Most organisations have business continuity plans in place – having a framework for operating during a crisis, and being prepared for it, is best practise.
Now that we’re in such a situation, many may need to adjust their plans because they won’t have been able to test them fully before Covid-19 hit us and understand how well they work in practice. This hasn’t been due to poor planning but down to how quickly the pandemic has spread and the speed at which we’ve had to respond. So, for many, the litmus test of their business continuity plans has been the very real scenario of having to send the majority (if not all) of their workforce home to work remotely.
Despite this, I think most organisations’ plans have proved to be up to the job: most people are working from home and things will settle over time. This gives you an excellent opportunity to reflect and optimise your plans. This is useful because this remote working arrangement is unlikely to be reversed any time soon, and it’s likely to have a significant impact on the way businesses operate in the future.

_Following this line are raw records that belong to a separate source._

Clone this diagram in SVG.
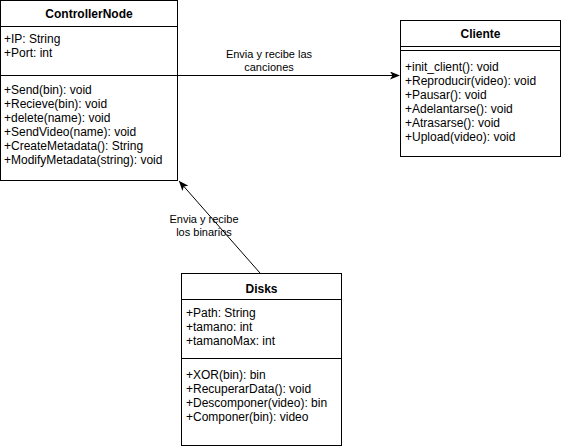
<svg xmlns="http://www.w3.org/2000/svg" width="561" height="448" viewBox="0 0 561 448">
<style>
text{font-family:"Liberation Sans",Arial,sans-serif;font-size:12px;fill:#000}
.t{font-weight:bold;text-anchor:middle}
.lbl{font-size:11px;text-anchor:middle}
.box{fill:#fff;stroke:#000;stroke-width:1}
.ln{stroke:#000;stroke-width:1;fill:none}
</style>
<defs>
<marker id="ah" viewBox="0 0 10 8" refX="9" refY="4" markerWidth="10" markerHeight="8" markerUnits="userSpaceOnUse" orient="auto">
<path d="M0,0 L10,4 L0,8 L2.5,4 Z" fill="#000"/>
</marker>
</defs>
<rect width="561" height="448" fill="#fff"/>
<g id="connectors">
<line class="ln" x1="178" y1="75.5" x2="399" y2="75.5" marker-end="url(#ah)"/>
<line class="ln" x1="260" y1="273" x2="179.5" y2="181.5" marker-end="url(#ah)"/>
<text class="lbl" x="269" y="58">Envia y recibe las</text>
<text class="lbl" x="269" y="71">canciones</text>
<text class="lbl" x="204" y="223">Envia y recibe</text>
<text class="lbl" x="204" y="236">los binarios</text>
</g>
<g id="ControllerNode">
<rect class="box" x="0.5" y="0.5" width="177" height="180"/>
<line class="ln" x1="0.5" y1="26.5" x2="177.5" y2="26.5"/>
<line class="ln" x1="0.5" y1="75.5" x2="177.5" y2="75.5"/>
<text class="t" x="89" y="18">ControllerNode</text>
<text x="4" y="43">+IP: String</text>
<text x="4" y="57">+Port: int</text>
<text x="4" y="94">+Send(bin): void</text>
<text x="4" y="108">+Recieve(bin): void</text>
<text x="4" y="122">+delete(name): void</text>
<text x="4" y="136">+SendVideo(name): void</text>
<text x="4" y="150">+CreateMetadata(): String</text>
<text x="4" y="164">+ModifyMetadata(string): void</text>
</g>
<g id="Cliente">
<rect class="box" x="400.5" y="20.5" width="160" height="136"/>
<line class="ln" x1="400.5" y1="46.5" x2="560.5" y2="46.5"/>
<line class="ln" x1="400.5" y1="50.5" x2="560.5" y2="50.5"/>
<text class="t" x="480.5" y="38">Cliente</text>
<text x="405" y="71">+init_client(): void</text>
<text x="405" y="85">+Reproducir(video): void</text>
<text x="405" y="99">+Pausar(): void</text>
<text x="405" y="113">+Adelantarse(): void</text>
<text x="405" y="127">+Atrasarse(): void</text>
<text x="405" y="141">+Upload(video): void</text>
</g>
<g id="Disks">
<rect class="box" x="181.5" y="273.5" width="160" height="172"/>
<line class="ln" x1="181.5" y1="299.5" x2="341.5" y2="299.5"/>
<line class="ln" x1="181.5" y1="358.5" x2="341.5" y2="358.5"/>
<text class="t" x="261.5" y="293">Disks</text>
<text x="186" y="317">+Path: String</text>
<text x="186" y="331">+tamano: int</text>
<text x="186" y="345">+tamanoMax: int</text>
<text x="186" y="379">+XOR(bin): bin</text>
<text x="186" y="393">+RecuperarData(): void</text>
<text x="186" y="407">+Descomponer(video): bin</text>
<text x="186" y="421">+Componer(bin): video</text>
</g>
</svg>
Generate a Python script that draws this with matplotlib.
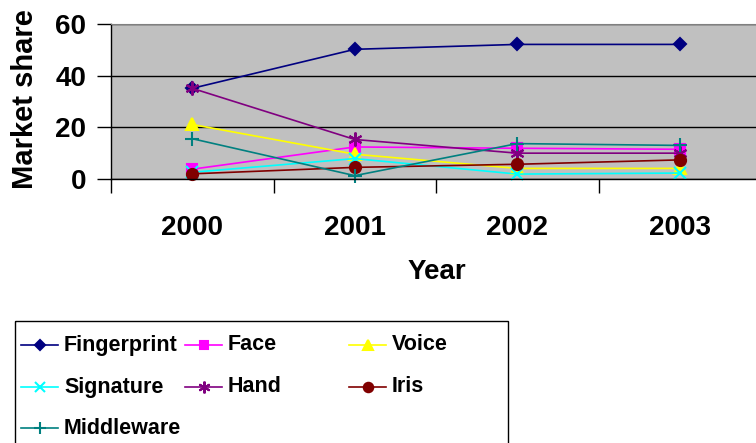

While you’re reflecting, it’s really important not to just focus on the nuts and bolts of the business continuity plan, but to take a more strategic approach. For example, instead of ‘we didn’t have enough laptops, so we’d better make sure we have more available’. How about ‘we didn’t have enough laptops but most of our employee have their own devices, so how could we approach the challenge differently to enable them to use those instead’? When you take this strategic approach, it allows you to examine your workforce’s demographic nature and to consider people’s preferences.
Ofcom’s 2019 report1 on the UK communications market found that 94% of the UK population has a mobile phone, with only those aged over 65 falling below that average, and 72% of 18-34-year-olds describe mobile phones as the most important device they use, compared to 17% of over 55s. Looking at social economic demographics, around 70% of those within the A, B, & C1 social groups2 have access to their own laptop, and a further 65% have access to a tablet. The A, B and C1 groups make up more than half the population and are mainly the office workers now required to work from home.
Carrying out a similar analysis of your workforce gives you a fantastic opportunity to thoroughly evaluate risk and opportunity, and to identify the best way to solve any challenges. This is the secret to Capita’s approach to business continuity: we consult to get a really deep understanding of the organisation, the people and the most critical processes that would cause the most hurt if they failed. We do all of this before offering any solutions (whether technological or not).
We put this approach into action at a healthcare trust, which had issues of staff availability and their ability to focus on the highest value tasks for their patients. Together we identified that certain administrative tasks, although very important, were pulling key resources away from treating patients. The solution was to automate those key processes, which reduced the trust’s staffing risks and enabled its people to continue the fantastic work they’re doing for us all.
Our role in supporting our healthcare service in this situation delivered a lot of value to the customer. By taking a similar strategic approach to reviewing your business continuity plans in the current unique and challenging environment, other organisations can not only survive but also adapt and start to thrive.